In the wild, chinchillas use fine sand to keep their coats clean and in prime condition and you need to provide this for them in the form of a dust bath. Chinchilla dust can be bought from most pet shops. Never use ordinary sandpit or builders’ sand as this is too coarse and will damage the chinchilla’s fur and skin.
The bath needs to be large and deep enough for your chinchilla to roll around in without injuring itself, so the dust should be about 10cm deep. Chinchillas should be offered a bath once a day, for about 20 minutes. If the bath is left longer than this, it may become soiled and your chinchilla won’t want to use it. Change the dust at least once a week. Also check their eyes because a buildup of dust can cause eye problems.
What do chinchillas eat?
Chinchillas are herbivores and, in their native South America, they eat grasses, low-growing green plants and chew the bark off trees. Chinchillas need a diet high in fibre and protein but low in moisture and fat. High fat foods will give them liver disease and greens which are too lush will cause colic or make them bloated. A diet lacking in fibre causes poor gut movement, allows their teeth to become overgrown and can even lead to fur chewing. They also need a high vitamin C diet, so they must not be fed rabbit mix.
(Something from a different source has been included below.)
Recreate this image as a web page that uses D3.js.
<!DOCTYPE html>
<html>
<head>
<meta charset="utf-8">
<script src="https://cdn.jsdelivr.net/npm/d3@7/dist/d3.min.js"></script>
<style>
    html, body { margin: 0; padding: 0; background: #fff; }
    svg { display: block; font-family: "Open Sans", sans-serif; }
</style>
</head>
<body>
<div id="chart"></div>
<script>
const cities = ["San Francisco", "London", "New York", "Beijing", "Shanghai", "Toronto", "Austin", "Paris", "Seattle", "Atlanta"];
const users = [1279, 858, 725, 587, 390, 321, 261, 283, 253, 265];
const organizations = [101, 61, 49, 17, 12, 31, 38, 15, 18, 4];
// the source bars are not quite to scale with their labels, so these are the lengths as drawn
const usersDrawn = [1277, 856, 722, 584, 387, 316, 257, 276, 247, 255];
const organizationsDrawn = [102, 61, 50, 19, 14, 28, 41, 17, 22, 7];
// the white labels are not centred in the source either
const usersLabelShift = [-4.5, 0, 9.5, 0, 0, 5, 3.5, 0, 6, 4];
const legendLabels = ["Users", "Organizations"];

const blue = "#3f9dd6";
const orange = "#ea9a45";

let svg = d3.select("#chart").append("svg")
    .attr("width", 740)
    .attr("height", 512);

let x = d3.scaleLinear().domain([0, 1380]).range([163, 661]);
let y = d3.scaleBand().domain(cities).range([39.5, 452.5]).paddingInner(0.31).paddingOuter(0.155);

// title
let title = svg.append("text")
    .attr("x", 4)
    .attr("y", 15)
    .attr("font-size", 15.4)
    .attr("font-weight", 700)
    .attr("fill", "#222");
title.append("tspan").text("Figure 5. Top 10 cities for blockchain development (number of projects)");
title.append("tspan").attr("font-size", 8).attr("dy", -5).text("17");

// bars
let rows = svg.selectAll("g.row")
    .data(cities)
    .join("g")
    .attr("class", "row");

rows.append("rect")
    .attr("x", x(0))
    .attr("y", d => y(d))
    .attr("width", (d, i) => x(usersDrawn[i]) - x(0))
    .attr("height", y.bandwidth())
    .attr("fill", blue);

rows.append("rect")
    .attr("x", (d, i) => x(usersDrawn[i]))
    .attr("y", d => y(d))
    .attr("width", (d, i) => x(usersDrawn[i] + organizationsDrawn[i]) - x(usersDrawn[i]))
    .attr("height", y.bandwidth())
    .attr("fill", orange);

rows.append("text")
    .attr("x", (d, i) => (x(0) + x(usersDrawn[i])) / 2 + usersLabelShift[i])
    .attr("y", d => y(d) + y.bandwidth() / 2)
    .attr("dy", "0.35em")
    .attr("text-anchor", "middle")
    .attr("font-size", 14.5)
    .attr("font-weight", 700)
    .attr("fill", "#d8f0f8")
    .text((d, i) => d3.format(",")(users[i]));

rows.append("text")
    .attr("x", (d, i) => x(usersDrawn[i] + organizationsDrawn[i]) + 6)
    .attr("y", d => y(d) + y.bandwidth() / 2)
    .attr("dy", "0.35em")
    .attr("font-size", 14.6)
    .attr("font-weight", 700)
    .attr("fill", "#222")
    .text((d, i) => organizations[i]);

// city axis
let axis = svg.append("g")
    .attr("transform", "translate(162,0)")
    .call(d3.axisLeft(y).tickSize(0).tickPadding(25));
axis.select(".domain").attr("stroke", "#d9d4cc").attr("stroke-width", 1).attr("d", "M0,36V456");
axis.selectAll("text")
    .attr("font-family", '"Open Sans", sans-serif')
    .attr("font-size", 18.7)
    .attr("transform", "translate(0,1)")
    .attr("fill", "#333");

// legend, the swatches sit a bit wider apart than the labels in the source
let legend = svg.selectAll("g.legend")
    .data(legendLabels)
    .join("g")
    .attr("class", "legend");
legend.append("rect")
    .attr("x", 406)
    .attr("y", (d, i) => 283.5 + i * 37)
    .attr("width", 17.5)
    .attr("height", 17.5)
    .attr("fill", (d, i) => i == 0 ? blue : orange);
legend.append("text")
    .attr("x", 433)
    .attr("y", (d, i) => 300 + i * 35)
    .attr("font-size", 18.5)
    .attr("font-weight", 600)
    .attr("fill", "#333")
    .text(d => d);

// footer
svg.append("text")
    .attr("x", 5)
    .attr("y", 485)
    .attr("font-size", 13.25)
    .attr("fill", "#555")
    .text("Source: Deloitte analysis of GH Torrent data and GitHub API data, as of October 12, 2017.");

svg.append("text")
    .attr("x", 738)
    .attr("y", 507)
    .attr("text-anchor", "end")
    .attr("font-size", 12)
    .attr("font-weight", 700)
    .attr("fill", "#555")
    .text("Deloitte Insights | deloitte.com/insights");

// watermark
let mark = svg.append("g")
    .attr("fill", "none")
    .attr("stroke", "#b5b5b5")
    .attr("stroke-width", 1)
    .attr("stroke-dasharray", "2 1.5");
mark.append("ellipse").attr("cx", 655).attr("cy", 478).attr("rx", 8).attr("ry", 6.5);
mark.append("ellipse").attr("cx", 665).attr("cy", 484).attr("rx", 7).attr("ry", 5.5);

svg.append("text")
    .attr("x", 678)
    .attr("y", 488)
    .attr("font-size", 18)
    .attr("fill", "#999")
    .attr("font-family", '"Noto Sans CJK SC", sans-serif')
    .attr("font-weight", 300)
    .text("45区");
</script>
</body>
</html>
Chinchilla foods are available to buy in pet shops. The pellet type is best because with mixes your chinchilla may pick out favourite bits, leading to an unbalanced diet. The pellets you feed your chinchilla should be rationed to about one tablespoon per day for a healthy adult.
Pellets are not enough on their own though – chinchillas also need a constant supply of good quality hay. Put the hay in a small rack and refill it every day. As with all animals, make sure there’s a constant supply of fresh drinking water.
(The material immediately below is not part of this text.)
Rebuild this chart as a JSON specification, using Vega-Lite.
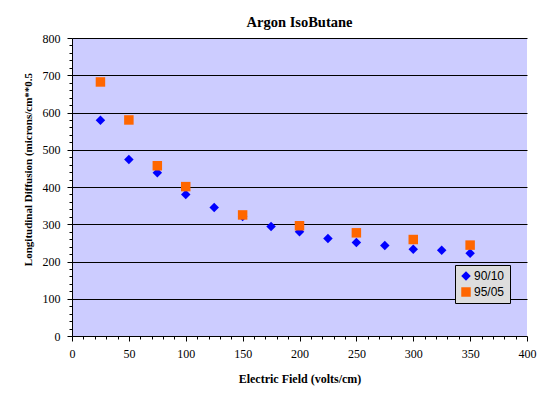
{
  "$schema": "https://vega.github.io/schema/vega-lite/v6.json",
  "width": 455,
  "height": 298,
  "autosize": {"type": "none"},
  "padding": {"left": 72, "top": 38, "right": 30, "bottom": 62},
  "background": "white",
  "title": {"text": "Argon IsoButane", "font": "Liberation Serif", "fontSize": 14.5, "fontWeight": "bold", "color": "black", "offset": 2},
  "config": {
    "view": {"fill": "#CCCCFF", "stroke": null},
    "axis": {"labelFont": "Liberation Serif", "labelFontSize": 12, "labelColor": "black", "titleFont": "Liberation Serif", "titleFontSize": 11, "titleFontWeight": "bold", "titleColor": "black", "domainColor": "black", "tickColor": "black"}
  },
  "data": {"values": [
    {"field": 25, "diff": 579, "mix": "90/10"},
    {"field": 50, "diff": 474, "mix": "90/10"},
    {"field": 75, "diff": 438, "mix": "90/10"},
    {"field": 100, "diff": 380, "mix": "90/10"},
    {"field": 125, "diff": 345, "mix": "90/10"},
    {"field": 150, "diff": 321, "mix": "90/10"},
    {"field": 175, "diff": 294, "mix": "90/10"},
    {"field": 200, "diff": 280, "mix": "90/10"},
    {"field": 225, "diff": 262, "mix": "90/10"},
    {"field": 250, "diff": 251, "mix": "90/10"},
    {"field": 275, "diff": 243, "mix": "90/10"},
    {"field": 300, "diff": 233, "mix": "90/10"},
    {"field": 325, "diff": 230, "mix": "90/10"},
    {"field": 350, "diff": 222, "mix": "90/10"},
    {"field": 25, "diff": 682, "mix": "95/05"},
    {"field": 50, "diff": 580, "mix": "95/05"},
    {"field": 75, "diff": 457, "mix": "95/05"},
    {"field": 100, "diff": 401, "mix": "95/05"},
    {"field": 150, "diff": 325, "mix": "95/05"},
    {"field": 200, "diff": 296, "mix": "95/05"},
    {"field": 250, "diff": 277, "mix": "95/05"},
    {"field": 300, "diff": 259, "mix": "95/05"},
    {"field": 350, "diff": 244, "mix": "95/05"}
  ]},
  "mark": {"type": "point", "filled": true, "opacity": 1, "size": 90},
  "encoding": {
    "x": {"field": "field", "type": "quantitative", "title": "Electric Field (volts/cm)",
      "scale": {"domain": [0, 400], "nice": false},
      "axis": {"values": [0,10,20,30,40,50,60,70,80,90,100,110,120,130,140,150,160,170,180,190,200,210,220,230,240,250,260,270,280,290,300,310,320,330,340,350,360,370,380,390,400],
        "labelExpr": "datum.value % 50 === 0 ? datum.label : ''",
        "grid": false, "tickSize": {"condition": {"test": "datum.value % 50 === 0", "value": 5}, "value": 3},
        "labelPadding": 7, "titlePadding": 14, "titleFontSize": 12, "labelFlush": false}},
    "y": {"field": "diff", "type": "quantitative", "title": "Longitudinal Diffusion (microns/cm**0.5",
      "scale": {"domain": [0, 800], "nice": false},
      "axis": {"values": [0,20,40,60,80,100,120,140,160,180,200,220,240,260,280,300,320,340,360,380,400,420,440,460,480,500,520,540,560,580,600,620,640,660,680,700,720,740,760,780,800],
        "labelExpr": "datum.value % 100 === 0 ? datum.label : ''",
        "grid": true,
        "gridColor": {"condition": {"test": "datum.value % 100 === 0 && datum.value > 0", "value": "black"}, "value": null},
        "gridOpacity": {"condition": {"test": "datum.value % 100 === 0 && datum.value > 0", "value": 1}, "value": 0},
        "tickSize": {"condition": {"test": "datum.value % 100 === 0", "value": 5}, "value": 3},
        "labelPadding": 7, "titlePadding": 9, "titleY": 131, "labelFlush": false}},
    "shape": {"field": "mix", "type": "nominal", "scale": {"domain": ["90/10", "95/05"], "range": ["diamond", "square"]},
      "legend": {"title": null, "orient": "none", "legendX": 383, "legendY": 227, "fillColor": "#DDDDDD", "strokeColor": "black", "padding": 5, "labelFont": "Liberation Sans", "labelFontSize": 12, "labelColor": "black", "symbolSize": 90, "symbolStrokeWidth": 0, "rowPadding": 4, "labelOffset": 2}},
    "color": {"field": "mix", "type": "nominal", "scale": {"domain": ["90/10", "95/05"], "range": ["#0000FF", "#FF6600"]},
      "legend": {"title": null, "orient": "none", "legendX": 383, "legendY": 227, "fillColor": "#DDDDDD", "strokeColor": "black", "padding": 5, "labelFont": "Liberation Sans", "labelFontSize": 12, "labelColor": "black", "symbolSize": 90, "symbolStrokeWidth": 0, "rowPadding": 4, "labelOffset": 2}}
  }
}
Raisins and sultanas are ideal treats for chinchillas and can be used as a reward in training too. Avoid feeding your chinchilla too many though to make sure they still see raisins as a treat.
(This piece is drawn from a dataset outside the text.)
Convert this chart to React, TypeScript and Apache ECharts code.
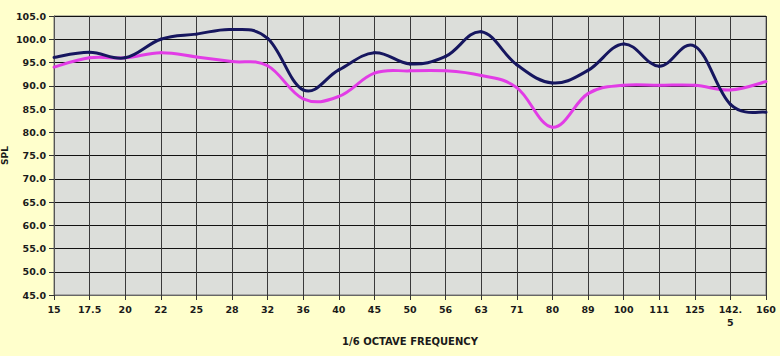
import React, { useEffect, useRef } from "react";
import * as echarts from "echarts";

const categories = ["15", "17.5", "20", "22", "25", "28", "32", "36", "40", "45", "50", "56", "63", "71", "80", "89", "100", "111", "125", "142.5", "160"];
const seriesNavy = [96.1, 97.2, 96.0, 100.0, 101.1, 102.1, 100.2, 89.1, 93.4, 97.1, 94.7, 96.3, 101.6, 94.5, 90.6, 93.3, 99.0, 94.2, 98.5, 86.0, 84.3];
const seriesMagenta = [94.0, 96.0, 96.0, 97.1, 96.2, 95.2, 94.3, 87.2, 87.7, 92.7, 93.2, 93.2, 92.2, 89.6, 81.1, 88.3, 90.1, 90.1, 90.1, 89.1, 90.9];
const yMin = 45;
const yMax = 105;
const yStep = 5;

function smoothSeries(name: string, values: number[], color: string, z: number) {
  const n = values.length;
  const tension = 0.19;
  return {
    name,
    type: "custom",
    coordinateSystem: "cartesian2d",
    z,
    data: values.map((v, i) => [i, v]),
    encode: { x: 0, y: 1 },
    renderItem: (params: any, api: any) => {
      const i = params.dataIndex;
      if (i >= n - 1) return null;
      const pt = (k: number) => {
        const c = Math.max(0, Math.min(n - 1, k));
        return api.coord([c, values[c]]);
      };
      const p0 = pt(i - 1);
      const p1 = pt(i);
      const p2 = pt(i + 1);
      const p3 = pt(i + 2);
      return {
        type: "bezierCurve",
        shape: {
          x1: p1[0],
          y1: p1[1],
          x2: p2[0],
          y2: p2[1],
          cpx1: p1[0] + (p2[0] - p0[0]) * tension,
          cpy1: p1[1] + (p2[1] - p0[1]) * tension,
          cpx2: p2[0] - (p3[0] - p1[0]) * tension,
          cpy2: p2[1] - (p3[1] - p1[1]) * tension,
        },
        style: { stroke: color, lineWidth: 3, fill: null, lineCap: "round" },
      };
    },
  };
}

export default function App() {
  const ref = useRef<HTMLDivElement>(null);
  useEffect(() => {
    if (!ref.current) return;
    const chart = echarts.init(ref.current, undefined, { renderer: "svg" });
    const labelFont = { fontFamily: "DejaVu Sans", fontWeight: "bold" as const, fontSize: 9.5, color: "#1a1a1a" };
    chart.setOption({
      animation: false,
      backgroundColor: "#FFFFCC",
      grid: {
        left: 54,
        right: 14,
        top: 16,
        bottom: 61,
        containLabel: false,
        outerBoundsMode: "none",
        show: true,
        backgroundColor: "#DCDEDA",
        borderColor: "#777777",
        borderWidth: 1,
      },
      xAxis: {
        type: "category",
        data: categories,
        boundaryGap: false,
        name: "1/6 OCTAVE FREQUENCY",
        nameLocation: "middle",
        nameGap: 41,
        nameMoveOverlap: false,
        nameTextStyle: { ...labelFont, fontSize: 10 },
        axisLine: { lineStyle: { color: "#666666", width: 1 } },
        axisTick: { show: true, length: 5, lineStyle: { color: "#333333" } },
        axisLabel: {
          ...labelFont,
          margin: 8,
          interval: 0,
          lineHeight: 13,
          formatter: (v: string) => (v === "142.5" ? "142.\n5" : v),
        },
        splitLine: { show: true, lineStyle: { color: "#3a3a3a", width: 1 } },
      },
      yAxis: {
        type: "value",
        min: yMin,
        max: yMax,
        interval: yStep,
        name: "SPL",
        nameLocation: "middle",
        nameGap: 45,
        nameMoveOverlap: false,
        nameRotate: 90,
        nameTextStyle: { ...labelFont, fontSize: 9 },
        axisLine: { show: true, lineStyle: { color: "#555555", width: 1 } },
        axisTick: { show: true, length: 5, lineStyle: { color: "#333333" } },
        axisLabel: { ...labelFont, margin: 8, formatter: (v: number) => v.toFixed(1) },
        splitLine: { show: true, lineStyle: { color: "#111111", width: 1 } },
      },
      series: [
        smoothSeries("Series 2", seriesMagenta, "#E23CE6", 2),
        smoothSeries("Series 1", seriesNavy, "#16165F", 3),
      ],
    });
    return () => chart.dispose();
  }, []);
  return <div ref={ref} style={{ width: 780, height: 356, position: "fixed", left: 0, top: 0 }} />;
}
Some chinchillas also enjoy a little slice of fresh vegetable, like carrot, but take care not to give them too much because it may cause diarrhoea. Peanuts and sunflower seeds should be avoided, as they are too high in fat.
Do not give them too many treats because this can cause an upset stomach.
Chinchilla dental care
As with all rodents, chinchilla teeth are always growing so they need plenty of hard material to eat and chew on. A piece of apple wood or rodent toys from pet shops for them to nibble will help prevent dental problems.
Sadly, even the best-kept chinchilla may develop problems with their teeth and these can become serious if left untreated. Signs to look out for include reluctance to eat, drooling and wetness under the chin and runny eyes. If your chinchilla shows any of these symptoms it’s important to ask your vet to check their teeth.
How to stop chinchillas fur chewing
Fur chewing may be a sign of stress, boredom or poor diet. Chinchillas are social animals and need the companionship of another chinchilla. If you do have just one you need to spend lots of time keeping them entertained – grooming, playing and handling – but please do consider getting a second chinchilla for company.
Chinchillas that are not given hay may start to chew their own or their companions’ fur to make up for the lack of fibre in their diet. If you move house or move your chinchilla to a new location in your house, this could cause stress-related fur chewing. Whatever the cause, fur chewing is a difficult habit to break so prevention is better than cure.